A young doctor arrives at a
remote institution and finds little difference between staff and patients in
this cracking Edgar Allan Poe adaptation.
The
American Brad Anderson has emerged since the millennium as one of the smartest
genre filmmakers around: he’s made disconcerting horror freakouts (2001’s
Session 9, 2004’s The Machinist) and nifty, crafty thrillers (2008’s
Transsiberian, 2013’s The Call), all the while overseeing some of America’s
classiest television (The Wire, Treme, Boardwalk Empire). With Stonehearst
Asylum, he lands some of his best source material yet: a Joe Gangemi script
that riffs most enjoyably on Poe’s The System of Doctor Tarr and Professor
Fether.
In the
last days of the 19th century, head-in-clouds Oxford medical
graduate Edward Newgate (Jim Sturgess) arrives at the titular institution with
an eye to learning his trade. The household he enters divides firmly along
Downton lines. Upstairs, Dr. Silas Lamb (Ben Kingsley) pursues a decidedly
progressive methodology, encouraging inmates to run wild; downstairs, however,
there lurk various caged and dirty unfortunates – including one Benjamin Salt
(Michael Caine) – who claim to have been the asylum’s original staff,
overthrown by crazy fake-MD Lamb during a violent regime change.
As
Newgate weighs each side’s claims, Anderson sends on lunatics from all points
on the British and Irish acting spectrum. Brendan Gleeson cameos as a lecturer
who establishes the heartless rottenness of Establishment thinking; David
Thewlis plays the leering Irish gatekeeper Mickey Finn; while Kate Beckinsale
is the so-called hysteric Eliza Graves, to whom our hero takes a particular
shine. There’s brief release as a couple of escapees are pursued to their doom,
but we’re mostly on lockdown with these oddballs as a harsh winter draws in and
all certainties are overturned.
Blessed
with a budget that does full justice to Poe’s cruel and unusual punishments,
the result is more expansive than claustrophobic, carefully extracting and
brushing down the story’s themes.

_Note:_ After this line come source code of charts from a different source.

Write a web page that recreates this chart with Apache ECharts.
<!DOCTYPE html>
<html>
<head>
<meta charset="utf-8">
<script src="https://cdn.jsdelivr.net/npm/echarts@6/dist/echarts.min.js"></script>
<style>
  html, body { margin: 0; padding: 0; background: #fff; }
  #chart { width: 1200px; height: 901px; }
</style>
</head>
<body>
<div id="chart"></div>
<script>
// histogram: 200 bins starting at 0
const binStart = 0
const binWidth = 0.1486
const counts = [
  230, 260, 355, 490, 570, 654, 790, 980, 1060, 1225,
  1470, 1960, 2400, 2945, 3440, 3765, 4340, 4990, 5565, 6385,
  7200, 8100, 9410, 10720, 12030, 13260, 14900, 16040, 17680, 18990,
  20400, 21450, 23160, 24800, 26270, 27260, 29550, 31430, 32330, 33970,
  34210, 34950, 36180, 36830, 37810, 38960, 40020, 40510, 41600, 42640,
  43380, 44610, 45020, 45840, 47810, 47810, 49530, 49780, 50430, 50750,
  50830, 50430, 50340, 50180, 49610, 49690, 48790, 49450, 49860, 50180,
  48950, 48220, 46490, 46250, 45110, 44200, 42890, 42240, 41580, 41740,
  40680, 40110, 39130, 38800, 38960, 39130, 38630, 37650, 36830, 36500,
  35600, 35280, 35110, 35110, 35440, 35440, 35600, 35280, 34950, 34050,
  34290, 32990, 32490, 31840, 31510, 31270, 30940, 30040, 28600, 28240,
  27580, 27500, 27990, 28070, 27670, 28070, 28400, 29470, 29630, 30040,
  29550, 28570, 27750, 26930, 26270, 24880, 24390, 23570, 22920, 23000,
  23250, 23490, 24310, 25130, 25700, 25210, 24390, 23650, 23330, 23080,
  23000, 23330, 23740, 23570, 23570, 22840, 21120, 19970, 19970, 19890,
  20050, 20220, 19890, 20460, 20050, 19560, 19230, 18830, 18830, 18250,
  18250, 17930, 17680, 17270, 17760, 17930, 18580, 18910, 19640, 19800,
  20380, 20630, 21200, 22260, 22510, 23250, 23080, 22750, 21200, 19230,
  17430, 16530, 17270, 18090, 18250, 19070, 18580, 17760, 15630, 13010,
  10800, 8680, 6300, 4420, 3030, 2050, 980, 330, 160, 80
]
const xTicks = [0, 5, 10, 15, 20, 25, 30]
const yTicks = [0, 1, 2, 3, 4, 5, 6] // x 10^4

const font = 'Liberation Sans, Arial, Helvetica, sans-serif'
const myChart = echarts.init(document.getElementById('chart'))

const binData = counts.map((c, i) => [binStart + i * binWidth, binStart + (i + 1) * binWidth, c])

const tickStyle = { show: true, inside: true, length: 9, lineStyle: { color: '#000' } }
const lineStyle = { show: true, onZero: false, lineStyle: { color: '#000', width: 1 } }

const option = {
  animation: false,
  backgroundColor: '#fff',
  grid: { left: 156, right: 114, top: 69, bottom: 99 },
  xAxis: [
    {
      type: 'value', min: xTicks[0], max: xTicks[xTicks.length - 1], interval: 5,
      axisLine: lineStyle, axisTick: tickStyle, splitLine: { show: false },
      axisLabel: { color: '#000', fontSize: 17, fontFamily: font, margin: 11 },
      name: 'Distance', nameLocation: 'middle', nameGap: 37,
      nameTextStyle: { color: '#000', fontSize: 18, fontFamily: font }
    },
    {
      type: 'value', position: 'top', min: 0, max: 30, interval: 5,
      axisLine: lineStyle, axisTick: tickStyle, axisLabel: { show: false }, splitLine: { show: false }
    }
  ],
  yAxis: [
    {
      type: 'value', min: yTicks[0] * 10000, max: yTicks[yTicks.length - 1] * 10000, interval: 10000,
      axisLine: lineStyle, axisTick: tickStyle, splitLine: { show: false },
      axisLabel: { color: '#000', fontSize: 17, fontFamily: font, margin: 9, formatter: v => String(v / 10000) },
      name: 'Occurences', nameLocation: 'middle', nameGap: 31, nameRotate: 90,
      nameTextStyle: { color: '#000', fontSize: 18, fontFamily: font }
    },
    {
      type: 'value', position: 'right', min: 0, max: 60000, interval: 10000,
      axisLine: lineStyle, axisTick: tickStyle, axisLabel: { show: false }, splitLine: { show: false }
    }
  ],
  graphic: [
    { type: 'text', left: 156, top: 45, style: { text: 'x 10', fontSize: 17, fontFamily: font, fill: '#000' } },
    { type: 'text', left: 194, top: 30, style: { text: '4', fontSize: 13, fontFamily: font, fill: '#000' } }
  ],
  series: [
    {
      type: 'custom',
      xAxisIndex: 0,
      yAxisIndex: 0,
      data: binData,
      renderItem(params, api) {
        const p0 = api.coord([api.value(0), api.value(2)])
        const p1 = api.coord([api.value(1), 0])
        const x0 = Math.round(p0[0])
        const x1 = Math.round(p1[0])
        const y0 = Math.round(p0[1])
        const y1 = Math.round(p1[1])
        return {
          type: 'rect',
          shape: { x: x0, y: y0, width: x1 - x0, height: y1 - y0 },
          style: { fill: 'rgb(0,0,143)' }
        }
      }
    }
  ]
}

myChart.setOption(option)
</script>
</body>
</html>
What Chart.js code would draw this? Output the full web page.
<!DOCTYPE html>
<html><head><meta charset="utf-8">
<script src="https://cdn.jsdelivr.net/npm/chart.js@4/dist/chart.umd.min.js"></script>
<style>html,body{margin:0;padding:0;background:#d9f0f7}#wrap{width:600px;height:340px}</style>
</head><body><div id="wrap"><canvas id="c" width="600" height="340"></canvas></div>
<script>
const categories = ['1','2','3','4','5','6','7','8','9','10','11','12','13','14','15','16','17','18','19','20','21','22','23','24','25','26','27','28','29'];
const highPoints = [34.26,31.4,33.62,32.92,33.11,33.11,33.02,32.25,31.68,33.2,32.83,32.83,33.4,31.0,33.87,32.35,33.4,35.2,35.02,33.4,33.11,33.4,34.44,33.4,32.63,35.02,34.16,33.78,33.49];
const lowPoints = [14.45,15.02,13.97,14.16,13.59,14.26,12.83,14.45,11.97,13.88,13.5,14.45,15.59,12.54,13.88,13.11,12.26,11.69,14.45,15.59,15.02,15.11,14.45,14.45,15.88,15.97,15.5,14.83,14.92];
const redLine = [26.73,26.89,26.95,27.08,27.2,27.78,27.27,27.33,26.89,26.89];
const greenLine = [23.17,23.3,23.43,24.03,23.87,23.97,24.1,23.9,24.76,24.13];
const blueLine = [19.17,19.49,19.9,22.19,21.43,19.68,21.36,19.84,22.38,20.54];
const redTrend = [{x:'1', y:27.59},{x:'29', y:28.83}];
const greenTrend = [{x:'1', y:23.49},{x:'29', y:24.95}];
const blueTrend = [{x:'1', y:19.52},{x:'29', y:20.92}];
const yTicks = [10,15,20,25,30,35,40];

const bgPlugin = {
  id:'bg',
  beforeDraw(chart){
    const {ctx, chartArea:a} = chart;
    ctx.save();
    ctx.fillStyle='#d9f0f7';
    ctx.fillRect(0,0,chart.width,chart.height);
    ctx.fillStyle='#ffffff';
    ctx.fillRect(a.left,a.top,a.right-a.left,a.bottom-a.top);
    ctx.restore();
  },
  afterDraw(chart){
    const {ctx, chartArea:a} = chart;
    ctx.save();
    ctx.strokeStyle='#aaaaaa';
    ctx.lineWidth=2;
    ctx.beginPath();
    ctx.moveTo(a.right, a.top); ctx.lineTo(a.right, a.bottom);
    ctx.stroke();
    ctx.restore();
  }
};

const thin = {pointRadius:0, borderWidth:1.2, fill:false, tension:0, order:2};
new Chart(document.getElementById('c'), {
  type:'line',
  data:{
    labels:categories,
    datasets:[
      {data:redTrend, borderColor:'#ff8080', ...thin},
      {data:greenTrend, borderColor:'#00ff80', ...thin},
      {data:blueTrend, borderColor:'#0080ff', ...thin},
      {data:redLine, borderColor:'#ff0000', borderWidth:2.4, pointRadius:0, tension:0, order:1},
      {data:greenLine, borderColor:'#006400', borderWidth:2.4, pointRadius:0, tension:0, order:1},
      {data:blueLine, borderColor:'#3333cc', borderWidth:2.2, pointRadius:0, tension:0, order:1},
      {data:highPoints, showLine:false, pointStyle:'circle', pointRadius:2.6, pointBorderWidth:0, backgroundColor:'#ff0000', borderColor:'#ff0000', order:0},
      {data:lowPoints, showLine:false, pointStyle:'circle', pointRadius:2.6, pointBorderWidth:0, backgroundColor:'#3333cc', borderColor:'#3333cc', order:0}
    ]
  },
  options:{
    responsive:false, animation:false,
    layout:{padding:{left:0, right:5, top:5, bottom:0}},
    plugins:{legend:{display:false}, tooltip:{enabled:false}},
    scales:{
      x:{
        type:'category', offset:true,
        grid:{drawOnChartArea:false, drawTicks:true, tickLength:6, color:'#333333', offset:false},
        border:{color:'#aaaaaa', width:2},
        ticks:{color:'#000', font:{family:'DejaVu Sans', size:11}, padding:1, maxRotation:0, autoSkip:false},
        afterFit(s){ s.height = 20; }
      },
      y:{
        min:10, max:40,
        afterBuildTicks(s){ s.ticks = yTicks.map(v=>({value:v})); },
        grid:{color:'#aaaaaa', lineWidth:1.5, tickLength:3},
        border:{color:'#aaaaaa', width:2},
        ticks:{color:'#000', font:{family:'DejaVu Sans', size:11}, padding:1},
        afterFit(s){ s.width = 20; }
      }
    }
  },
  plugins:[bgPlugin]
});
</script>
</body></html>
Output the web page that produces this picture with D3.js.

If the Eliza-Edward romance tends towards the
wan, the Salt-Lamb struggle amply compensates: this may be Kingsley’s most
substantial role since 2000’s Sexy Beast – or at least the role that makes best
use of the latent madness in the actor’s eyes. If you like your horror movies
literary, and more restrained than overwrought, have at it: it’s a cracking
story, told with appreciable wit and skill.
Stonehearst Asylum is now playing in selected cinemas and on demand.